As a reminder, the index is where the staged changes "live" until committed. See Git Working Directory and Index for more. This means you are keeping the staged (yellow) code, and stashing the unstaged (red) code.


It seems that tags created locally are not automatically pushed up to remote. To do so, run git push --tags. You can then do things like create a github release, etc, based on that tag. Pushing tags automatically populates github tags, which is nice for users who want to download zips, etc.


  • g bra, git branch --all

    List every branch

  • g br -dr b1 b2, git branch --delete --remote b1 b2

    Deletes multiple branches "safely", i.e., only fully merged branches. Often fails for certain workflows. g br -Dr b1 b2, or g br -drf b1 b2 will force the deletion. If you've already removed the remote-tracking branch, e.g., g remote prune origin, you will need to drop the -r, since git will not run the command if it fails to find the remote-tracking branch. So, g br -df b1 b2.

Remote-tracking branches

From the git docs on remote branches

Remote-tracking branches are references to the state of remote branches. They’re local references that you can’t move; Git moves them for you whenever you do any network communication, to make sure they accurately represent the state of the remote repository. Think of them as bookmarks, to remind you where the branches in your remote repositories were the last time you connected to them.

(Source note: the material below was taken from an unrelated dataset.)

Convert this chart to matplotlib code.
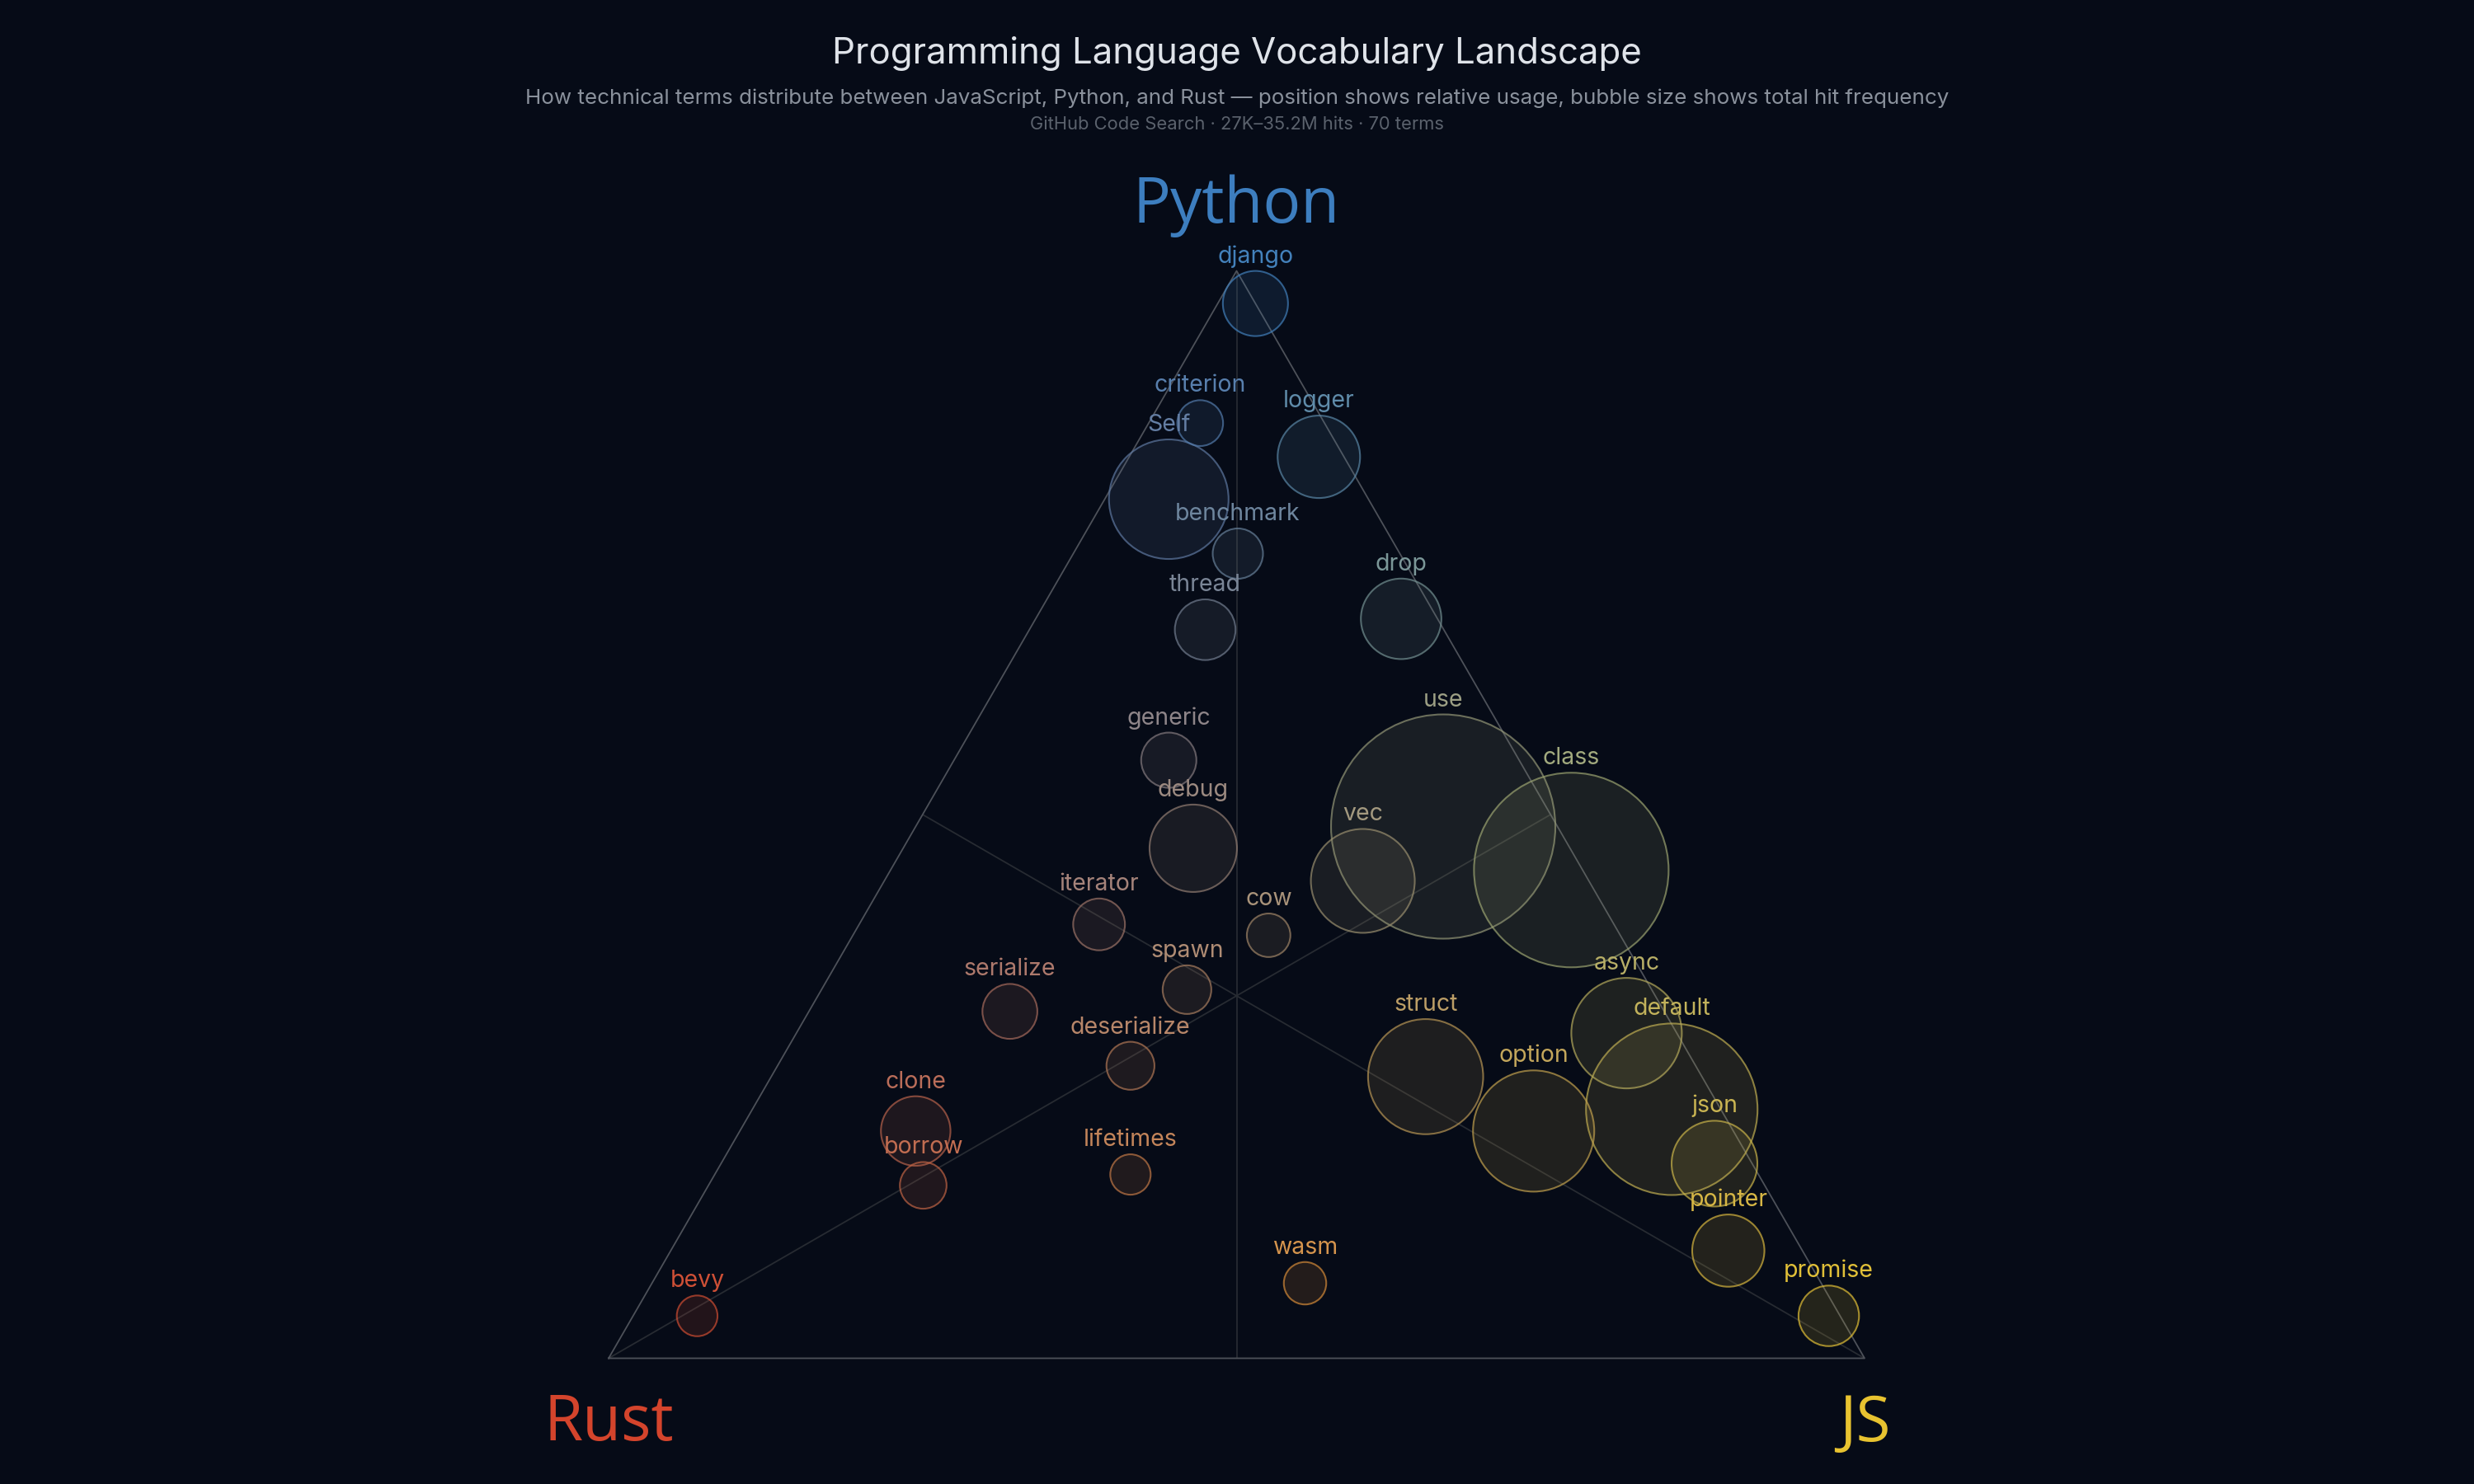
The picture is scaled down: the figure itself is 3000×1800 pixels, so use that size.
import numpy as np
import matplotlib
matplotlib.use("Agg")
import matplotlib.pyplot as plt
from matplotlib.patches import Circle
from matplotlib.colors import to_rgb

# ---------------- data ----------------
terms = ["django", "criterion", "Self", "logger", "benchmark", "thread", "drop",
         "generic", "debug", "use", "class", "vec", "iterator", "cow", "spawn",
         "serialize", "deserialize", "clone", "borrow", "lifetimes", "struct",
         "option", "async", "default", "json", "pointer", "promise", "wasm", "bevy"]
python_pct = [97.0, 86.0, 79.0, 82.9, 74.0, 67.0, 68.0,
              55.0, 46.9, 48.9, 44.9, 43.9, 39.9, 38.9, 33.9,
              31.9, 26.9, 20.9, 15.9, 16.9, 25.9,
              20.9, 29.9, 22.9, 17.9, 9.9, 3.9, 6.9, 3.9]
js_pct = [3.0, 4.1, 5.1, 15.1, 13.1, 14.0, 29.1,
          17.1, 23.1, 42.0, 54.2, 38.1, 19.1, 33.1, 29.1,
          16.0, 28.1, 14.0, 17.1, 33.1, 52.1,
          63.2, 66.1, 73.2, 79.1, 84.2, 95.2, 52.0, 5.1]
rust_pct = [0.0, 9.9, 15.9, 2.0, 12.9, 19.0, 2.9,
            27.9, 30.0, 9.1, 0.9, 18.0, 41.0, 28.0, 37.0,
            52.1, 45.0, 65.1, 67.0, 50.0, 22.0,
            15.9, 4.0, 3.9, 3.0, 5.9, 0.9, 41.1, 91.0]
total_hits = [927_000, 130_000, 7_090_000, 2_260_000, 249_000, 678_000, 2_080_000,
              427_000, 2_750_000, 35_200_000, 25_060_000, 4_720_000, 298_000, 83_000, 200_000,
              414_000, 182_000, 1_210_000, 149_000, 36_000, 6_370_000,
              7_370_000, 5_660_000, 18_360_000, 2_580_000, 1_400_000, 670_000, 64_000, 40_000]
hit_domain = [27_000, 35_200_000]

vertex_labels = ["Python", "Rust", "JS"]

title = "Programming Language Vocabulary Landscape"
subtitle = ("How technical terms distribute between JavaScript, Python, and Rust \u2014 "
            "position shows relative usage, bubble size shows total hit frequency")
source = "GitHub Code Search \u00b7 27K\u201335.2M hits \u00b7 70 terms"

# ---------------- style ----------------
BG = "#060b17"
C_PY = "#3d7ebf"
C_RUST = "#d4442c"
C_JS = "#e8c330"
W, H = 3000, 1800
SIDE_PX = 1523.0
ORIGIN_PX = (738.0, 1647.5)     # Rust corner in pixels
R_RANGE_PX = (24.0, 136.0)

LABEL_FONT = ["Inter", "DejaVu Sans"]
VERTEX_FONT = ["Open Sans", "DejaVu Sans"]

fig = plt.figure(figsize=(W / 100, H / 100), dpi=100, facecolor=BG)
ax = fig.add_axes([0, 0, 1, 1])
ax.set_facecolor(BG)
ax.set_xlim(-ORIGIN_PX[0] / SIDE_PX, (W - ORIGIN_PX[0]) / SIDE_PX)
ax.set_ylim(-(H - ORIGIN_PX[1]) / SIDE_PX, ORIGIN_PX[1] / SIDE_PX)
ax.axis("off")

S3 = np.sqrt(3) / 2
P_RUST = np.array([0.0, 0.0])
P_JS = np.array([1.0, 0.0])
P_PY = np.array([0.5, S3])


def tern(py, js, rust):
    t = py + js + rust
    py, js = py / t, js / t
    return js + py * 0.5, py * S3


# medians
for a, b, c in [(P_PY, P_RUST, P_JS), (P_RUST, P_PY, P_JS), (P_JS, P_PY, P_RUST)]:
    m = (b + c) / 2
    ax.plot([a[0], m[0]], [a[1], m[1]], color="#272b32", lw=1.3, zorder=1,
            solid_capstyle="butt")
# triangle
tri = np.array([P_RUST, P_JS, P_PY, P_RUST])
ax.plot(tri[:, 0], tri[:, 1], color="#4d5159", lw=1.3, zorder=1)

# bubble radius: sqrt scale
sq0, sq1 = np.sqrt(hit_domain[0]), np.sqrt(hit_domain[1])


def radius(v):
    t = (np.sqrt(v) - sq0) / (sq1 - sq0)
    return (R_RANGE_PX[0] + t * (R_RANGE_PX[1] - R_RANGE_PX[0])) / SIDE_PX


cp, cr, cj = np.array(to_rgb(C_PY)), np.array(to_rgb(C_RUST)), np.array(to_rgb(C_JS))

order = np.argsort(total_hits)[::-1]
for i in order:
    py, js, ru = python_pct[i], js_pct[i], rust_pct[i]
    t = py + js + ru
    col = (py * cp + js * cj + ru * cr) / t
    mx = max(py, js, ru) / t
    lift = 0.25 * (1 - mx)
    lab_col = np.clip(col + lift * (np.array([0.86, 0.88, 0.9]) - col), 0, 1)
    x, y = tern(py, js, ru)
    r = radius(total_hits[i])
    ax.add_patch(Circle((x, y), r, facecolor=(*col, 0.14), edgecolor=(*col, 0.7),
                        lw=1.5, zorder=2))
    ax.text(x, y + r + 10 / SIDE_PX, terms[i], color=lab_col, fontsize=20.5,
            family=LABEL_FONT, ha="center", va="baseline", zorder=4)

# vertex labels
ax.text(P_PY[0], P_PY[1] + 59 / SIDE_PX, vertex_labels[0], color=C_PY, fontsize=55,
        family=VERTEX_FONT, ha="center", va="baseline", zorder=5)
ax.text(P_RUST[0], P_RUST[1] - 100 / SIDE_PX, vertex_labels[1], color=C_RUST, fontsize=55,
        family=VERTEX_FONT, ha="center", va="baseline", zorder=5)
ax.text(P_JS[0], P_JS[1] - 100 / SIDE_PX, vertex_labels[2], color=C_JS, fontsize=55,
        family=VERTEX_FONT, ha="center", va="baseline", zorder=5)

# titles
fig.text(0.5, 1 - 77 / H, title, color="#dfe3e9", fontsize=31.5, family=LABEL_FONT,
         ha="center", va="baseline")
fig.text(0.5, 1 - 126 / H, subtitle, color="#8a919c", fontsize=18.7, family=LABEL_FONT,
         ha="center", va="baseline")
fig.text(0.5, 1 - 157 / H, source, color="#5b626d", fontsize=15.8, family=LABEL_FONT,
         ha="center", va="baseline")

fig.savefig("out.png", dpi=100, facecolor=BG)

Keep in mind that remote-tracking branches are local references. This is why the git remote command doesn't actually do anything to the remote repository. What it does is interact with your local reference of the remote repository. For example, git remote prune origin gets rid of local references to stale remote branches.

Accidentally committed files you should have gitignored?

Use git rm --cached -r .

--cached will only remove cached files, which are files in the index, and not the working tree. (Remember, working tree is the red stuff, so that is not messed with here.) The -r flag is for 'recursive', so it will remove nested files from the cache as well.

Now, update your .gitignore to include the files and directories you should have ignored to begin with. You should now be able to run git add . and only have the files you want.

Reset to remote branch without concern for local?

For example, you want to reset your local main to remote main.

git fetch
git reset --hard origin/main


  • git revert [sha]

    Reverts the commit. E.g., git revert HEAD will revert the last commit. If you have not pushed to a remote branch, use git reset instead.

  • git cat-file -p [sha]

    -p stands for "pretty print". Will print out the internal "value" associated with the SHA "key", the content of which depends on what the SHA refers to. For a commit it will show things like the tree, parent, author, commit message, etc. Trees contain blobs, and blobs contain file text, all of which can be recursively inspected with the same command. Run git help cat-file to learn more

  • git push [origin] --delete [branch_name]

    Delete the remote version of a branch. (Though I often feel safer doing it via the remote repo GUI.)

  • git remote prune origin or git remote update [origin] --prune

    Prune stale branches from your remote cache

  • git clean -fd

    Removes untracked files and directories from the working tree. I.e., it deletes the red stuff. -f is to force the clean. I think that they make you type it because it's a destructive action. -d is to recursively clean directories. Effectively, that means it deletes directories as well.


  • HEAD is the commit upon which you are basing your current changes in the working tree. (docs)
  • @ is an alias for HEAD
  • <rev> is a generic term that specifies a "revision". This is typically a commit SHA. Another type of revision is a refname, which points to a SHA. (docs)
  • <ref>, or <refname>, is a reference to a revision (or, <rev>). These are the most commonly used revisions, e.g., master, branch-name, HEAD, etc. (docs)
  • <ref>~<n>, e.g., HEAD~3, is syntactic sugar which refers to the 3rd (or nth) ancestor commit to HEAD. So, like, 3 commits back, not including the HEAD commit.